Wrap two ears of corn in tin foil and place 1 tablespoon of butter in each foil packet.
Place two ears of corn and your poblano pepper on a foil lined roasting pan, and place in oven for 20-25 minutes. Set aside.
In a medium stock pot, on medium heat, saute sliced onion in olive oil. Once the onions begin to slightly brown, add the red bell pepper.
Sprinkle onions and red bell pepper with salt. Add remaining other spices (pepper, white pepper).
Add in the garlic, and saute for one minute to release the flavor.
Once your vegetables are soft, slowly sprinkle in 1 tablespoon of flour, stirring to combine the flour with the olive oil.
Continue until all your flour has been added. Then slowly begin drizzling in the vegetable broth, about a half cup at a time, and stirring. If the remaining veggie broth isn't enough to cover all of the potatoes, add a cup of water, or additional stock so that all your vegetables are covered.
Once all the vegetable broth has been added, add in your potatoes, and bring the pot to a boil.
Once the pot boils, back the heat down so that your pot is at a rolling boil (in other words, don't let it boil over).

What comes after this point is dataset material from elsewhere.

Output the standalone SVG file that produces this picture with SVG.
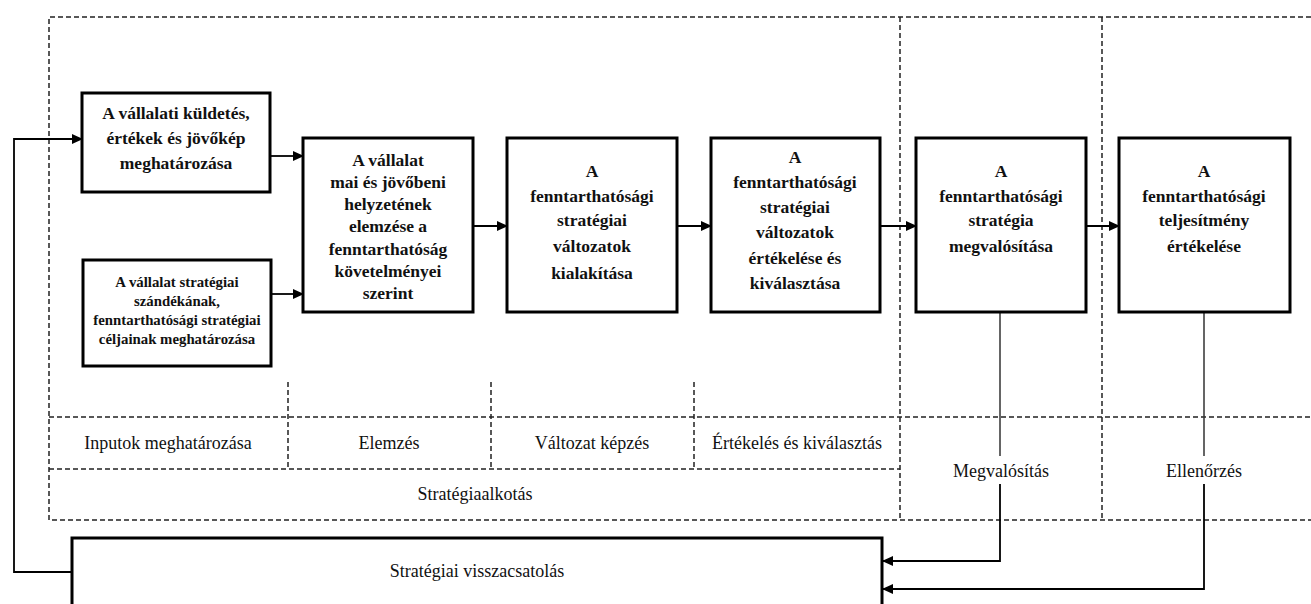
<svg xmlns="http://www.w3.org/2000/svg" width="1311" height="604" viewBox="0 0 1311 604">
<defs>
<marker id="ah" markerWidth="11" markerHeight="11" refX="10" refY="5.5" orient="auto" markerUnits="userSpaceOnUse">
<path d="M0,0.5 L11,5.5 L0,10.5 Z" fill="#000"/>
</marker>
<style>
.box{fill:#fff;stroke:#000;stroke-width:3}
.dash{fill:none;stroke:#222;stroke-width:1.5;stroke-dasharray:5 3}
.con{fill:none;stroke:#333;stroke-width:1.5}
.arr{fill:none;stroke:#000;stroke-width:1.8;marker-end:url(#ah)}
.bt{font-family:"Liberation Serif",serif;font-weight:bold;font-size:17.5px;text-anchor:middle;fill:#111}
.st{font-family:"Liberation Serif",serif;font-weight:bold;font-size:14.8px;text-anchor:middle;fill:#111}
.lb{font-family:"Liberation Serif",serif;font-size:18px;text-anchor:middle;fill:#111}
</style>
</defs>
<rect width="1311" height="604" fill="#fff"/>
<g id="frame">
<path class="dash" d="M1311,17 H49 V520 H1311"/>
<path class="dash" d="M900,17 V520 M1102,17 V520"/>
<path class="dash" d="M49,417 H1311 M49,469 H900"/>
<path class="dash" d="M288,382 V469 M491,382 V469 M694,382 V469"/>
</g>
<g id="labels">
<text class="lb" x="168" y="449">Inputok meghatározása</text>
<text class="lb" x="389" y="449">Elemzés</text>
<text class="lb" x="592" y="449">Változat képzés</text>
<text class="lb" x="797" y="449">Értékelés és kiválasztás</text>
<text class="lb" x="475" y="500">Stratégiaalkotás</text>
<text class="lb" x="1001" y="477">Megvalósítás</text>
<text class="lb" x="1204" y="477">Ellenőrzés</text>
</g>
<g id="connectors">
<path class="arr" d="M271,156 H303"/>
<path class="arr" d="M271,294 H303"/>
<path class="arr" d="M473,226 H507"/>
<path class="arr" d="M677,226 H711"/>
<path class="arr" d="M880,226 H916"/>
<path class="arr" d="M1086,226 H1119"/>
<path class="con" d="M1000,312 V456 M1204,312 V456"/>
<path class="arr" d="M1000,484 V561 H883"/>
<path class="arr" d="M1204,484 V589 H883"/>
<path class="arr" d="M72,572 H14 V139 H82"/>
</g>
<g id="n1">
<rect class="box" x="82" y="93" width="188" height="99"/>
<text class="bt" x="176" y="119">A vállalati küldetés,</text>
<text class="bt" x="176" y="144">értékek és jövőkép</text>
<text class="bt" x="176" y="169">meghatározása</text>
</g>
<g id="n2">
<rect class="box" x="83" y="260" width="188" height="106"/>
<text class="st" x="177" y="287">A vállalat stratégiai</text>
<text class="st" x="177" y="306">szándékának,</text>
<text class="st" x="177" y="325">fenntarthatósági stratégiai</text>
<text class="st" x="177" y="344">céljainak meghatározása</text>
</g>
<g id="n3">
<rect class="box" x="303" y="138" width="170" height="174"/>
<text class="bt" x="388" y="166">A vállalat</text>
<text class="bt" x="388" y="188">mai és jövőbeni</text>
<text class="bt" x="388" y="210">helyzetének</text>
<text class="bt" x="388" y="232">elemzése a</text>
<text class="bt" x="388" y="255">fenntarthatóság</text>
<text class="bt" x="388" y="277">követelményei</text>
<text class="bt" x="388" y="299">szerint</text>
</g>
<g id="n4">
<rect class="box" x="507" y="138" width="170" height="174"/>
<text class="bt" x="592" y="177">A</text>
<text class="bt" x="592" y="202">fenntarthatósági</text>
<text class="bt" x="592" y="226">stratégiai</text>
<text class="bt" x="592" y="252">változatok</text>
<text class="bt" x="592" y="279">kialakítása</text>
</g>
<g id="n5">
<rect class="box" x="711" y="138" width="169" height="174"/>
<text class="bt" x="795" y="163">A</text>
<text class="bt" x="795" y="188">fenntarthatósági</text>
<text class="bt" x="795" y="213">stratégiai</text>
<text class="bt" x="795" y="238">változatok</text>
<text class="bt" x="795" y="264">értékelése és</text>
<text class="bt" x="795" y="289">kiválasztása</text>
</g>
<g id="n6">
<rect class="box" x="916" y="138" width="170" height="174"/>
<text class="bt" x="1001" y="177">A</text>
<text class="bt" x="1001" y="202">fenntarthatósági</text>
<text class="bt" x="1001" y="226">stratégia</text>
<text class="bt" x="1001" y="252">megvalósítása</text>
</g>
<g id="n7">
<rect class="box" x="1119" y="138" width="171" height="174"/>
<text class="bt" x="1204" y="177">A</text>
<text class="bt" x="1204" y="202">fenntarthatósági</text>
<text class="bt" x="1204" y="226">teljesítmény</text>
<text class="bt" x="1204" y="252">értékelése</text>
</g>
<g id="n8">
<rect class="box" x="72" y="538" width="810" height="80"/>
<text class="lb" x="477" y="577">Stratégiai visszacsatolás</text>
</g>
</svg>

Let the pot boil for 10-12 minutes, or until your potatoes are soft, but not mush. While your potatoes are boiling, take a knife and slice the corn off the cooled ears into a bowl.
Cut the top of the poblano off, and remove the seeds. Then dice the poblano and add it to the corn in the bowl.
Once your potatoes are done, reduce the heat to low, and add in the corn and poblano. Simmer together on very low heat for five minutes.
Add 1 cup of milk, half and half, or cream. I use organic half and half myself.
Ladle into bowls, top with cheese and chives, and serve.